Questo articolo è uscito sul mensile il Lametino (n. 245) l’1 dicembre 2018.
I tre passaggi della mente nel comprendere le potenzialità e gli errori sul nostro patrimonio
“Potremmo campare col solo turismo artistico”: quante volte abbiamo sentito, letto, scritto o detto questa frase? Che l’Italia abbia un patrimonio incommensurabile sfruttato solo parzialmente in termini di indotto turistico ed economico, è talmente arcinoto da essere forse una delle poche verità italiane conosciute da tutti, a prescindere dalla provenienza geografica e dal titolo di studio. Una condizione di sfruttamento parziale delle nostre peculiarità artistiche e architettoniche che risulta di fatto immutata nel tempo, se non con deboli oscillazioni positive o negative a cadenza annuale.
Nel percorso formativo, lavorativo e sociale del cittadino italiano, si vivono alcune fasi di approccio a questa “verità assoluta”. Nella prima fase, quella prettamente formativa e di studio, associata alla scuola dell’obbligo e al percorso di formazione universitaria, si imparano a conoscere queste ricchezze, ci si forma nell’essere italiani come eredi di un retaggio unico al mondo, si impara a fondere la propria identità personale con la storia dell’arte dello stivale. Nella seconda fase, potremmo dire di “sveglia” oppure di “osservazione”, l’italiano che inizia pian piano ad affacciarsi al mondo del lavoro e ne carpisce le enormi complessità, si chiede il perché di quel potenziale non sfruttato tra tante opere e ricchezze sparse praticamente ovunque nel territorio, mentre solo le grandi eccellenze artistiche diventano delle vere e proprie icone del turismo d’arte in Italia. E’ vero che gli Uffizi non sono come un qualsiasi castello normanno-svevo dei comuni meridionali che possono vantare di averne uno, ma è anche vero che gli Uffizi riescono a capitalizzare la loro eccellenza artistica in ambito economico, mentre di castelli lasciati praticamente in rovina ce ne sono veramente tanti. La domanda che nasce spontanea è sempre la stessa: “perché? Perché ci facciamo battere gli americani che trasformano una qualsiasi traccia della storia recente degli ultimi due secoli in grandi musei, mentre noi non riusciamo a valorizzare patrimoni millenari?”.
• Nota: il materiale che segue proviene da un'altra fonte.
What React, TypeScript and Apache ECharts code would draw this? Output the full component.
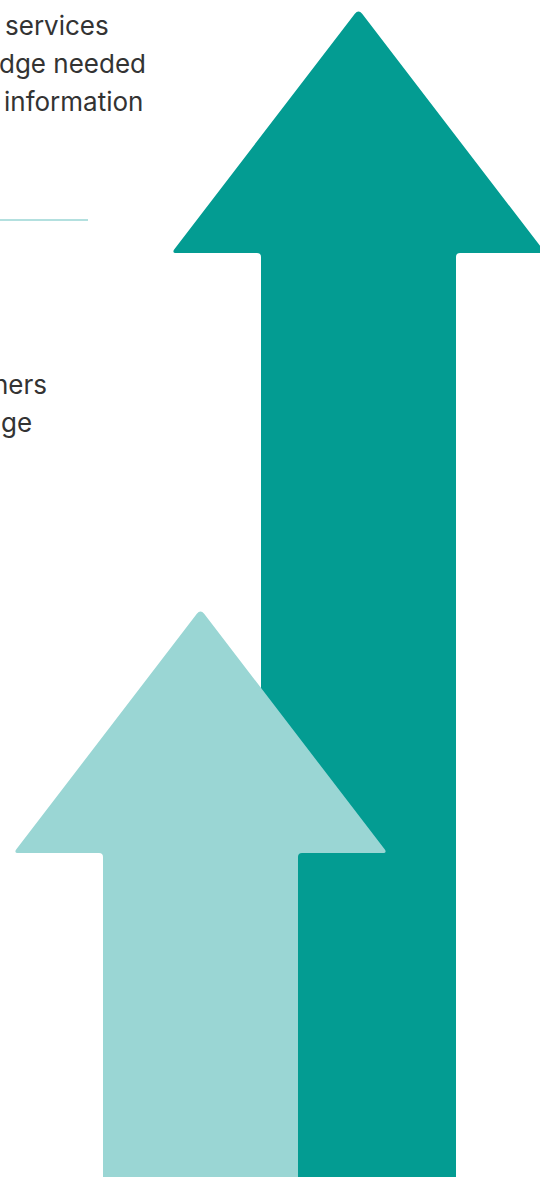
import React, { useEffect, useRef } from "react";
import * as echarts from "echarts";

const categories = ["Light arrow", "Dark arrow"];
const tipValues = [568, 1168];
const arrowColors = ["#9AD6D4", "#039C92"];
const textLines = [
  { text: "services", x: 5, y: 25 },
  { text: "dge needed", x: -1, y: 63 },
  { text: "information", x: 4, y: 101 },
  { text: "hers", x: -7, y: 384 },
  { text: "ge", x: 1, y: 422 },
];

function roundedPath(pts: number[][], radii: number[]) {
  const n = pts.length;
  let d = "";
  for (let i = 0; i < n; i++) {
    const p = pts[i];
    const prev = pts[(i - 1 + n) % n];
    const next = pts[(i + 1) % n];
    const r = radii[i];
    const l1 = Math.hypot(prev[0] - p[0], prev[1] - p[1]);
    const l2 = Math.hypot(next[0] - p[0], next[1] - p[1]);
    const a = [p[0] + ((prev[0] - p[0]) * r) / l1, p[1] + ((prev[1] - p[1]) * r) / l1];
    const b = [p[0] + ((next[0] - p[0]) * r) / l2, p[1] + ((next[1] - p[1]) * r) / l2];
    d += (i === 0 ? "M" : "L") + a[0].toFixed(2) + " " + a[1].toFixed(2);
    if (r > 0) d += "Q" + p[0] + " " + p[1] + " " + b[0].toFixed(2) + " " + b[1].toFixed(2);
  }
  return d + "Z";
}

export default function App() {
  const ref = useRef<HTMLDivElement>(null);
  useEffect(() => {
    if (!ref.current) return;
    const chart = echarts.init(ref.current, null, { renderer: "svg" });
    const headHalf = 187;
    const headH = 244;
    const shaftHalf = 97.5;
    chart.setOption({
      animation: false,
      backgroundColor: "#ffffff",
      grid: { left: 121.5, width: 316, top: 0, bottom: 0 },
      xAxis: { type: "category", data: categories, show: false },
      yAxis: { type: "value", min: 0, max: 1177, show: false },
      graphic: textLines.map((t) => ({
        type: "text",
        x: t.x,
        y: t.y,
        style: {
          text: t.text,
          fontFamily: "Inter",
          fontSize: 26,
          fill: "#333333",
          verticalAlign: "middle",
        },
      })).concat([
        {
          type: "line",
          shape: { x1: 0, y1: 220, x2: 88, y2: 220 },
          style: { stroke: "#9AD6D4", lineWidth: 1.5 },
        } as any,
      ]),
      series: [
        {
          type: "custom",
          clip: false,
          data: tipValues.map((v, i) => [i, v]),
          renderItem: (params: any, api: any) => {
            const idx = params.dataIndex;
            const tip = api.coord([api.value(0), api.value(1)]);
            const base = api.coord([api.value(0), 0]);
            const cx = tip[0];
            const ty = tip[1];
            const hb = ty + headH;
            const by = base[1] + 2;
            const pts = [
              [cx, ty],
              [cx + headHalf, hb],
              [cx + shaftHalf, hb],
              [cx + shaftHalf, by],
              [cx - shaftHalf, by],
              [cx - shaftHalf, hb],
              [cx - headHalf, hb],
            ];
            const radii = [6, 5, 4, 0, 0, 4, 5];
            return {
              type: "path",
              z2: idx === 0 ? 10 : 1,
              shape: { pathData: roundedPath(pts, radii) },
              style: { fill: arrowColors[idx] },
            };
          },
        },
      ],
    });
    return () => chart.dispose();
  }, []);
  return (
    <div
      ref={ref}
      style={{ position: "absolute", left: 0, top: 0, width: 540, height: 1177 }}
    />
  );
}
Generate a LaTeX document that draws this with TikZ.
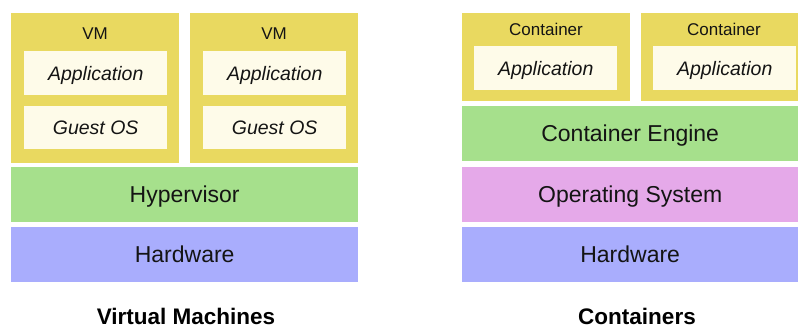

Il cittadino italiano arriva così alla terza e ultima fase, quella della “rassegnazione” che lo accompagnerà per il resto della sua vita, la quale si articola secondo due distinte vie. La prima via della terza fase vede un completo abbandono, da parte del cittadino, delle ideologie precedentemente acquisite: curare il patrimonio artistico per renderlo economicamente fruttuoso “non conviene”, perché “non si campa di solo turismo” e “ci sono cose più importanti nella vita da fare prima”. Insomma, diventa non propriamente inutile ma “diversamente utile”, ossia tende ad occupare un posto basso nella lista delle priorità collettive assolute. La seconda via della terza fase, in altre menti, porta invece alla rassegnazione del pensare che l’Italia non sia meritevole del patrimonio lasciato dai predecessori di chi la abita: si può continuare a parlare ad nauseam di nuovi progetti di recupero e valorizzazione, ma la cosa si chiude lì, si limita al solito siparietto della politica e non scaturisce in azioni concrete. La voglia di dare un vero valore a cose che altrove nel mondo ci invidiano c’è, ma non è portata avanti da una massa critica della popolazione tale da forzare un cambiamento virtuoso nei processi in atto. Il tutto, quindi, diventa un ciclo di pensieri e opinioni che cambiano nel corso della vita e a seconda delle persone coinvolte, un turbinio di frasi fatte e scene trite e ritrite che probabilmente accompagneranno la nostra società per qualche altro decennio.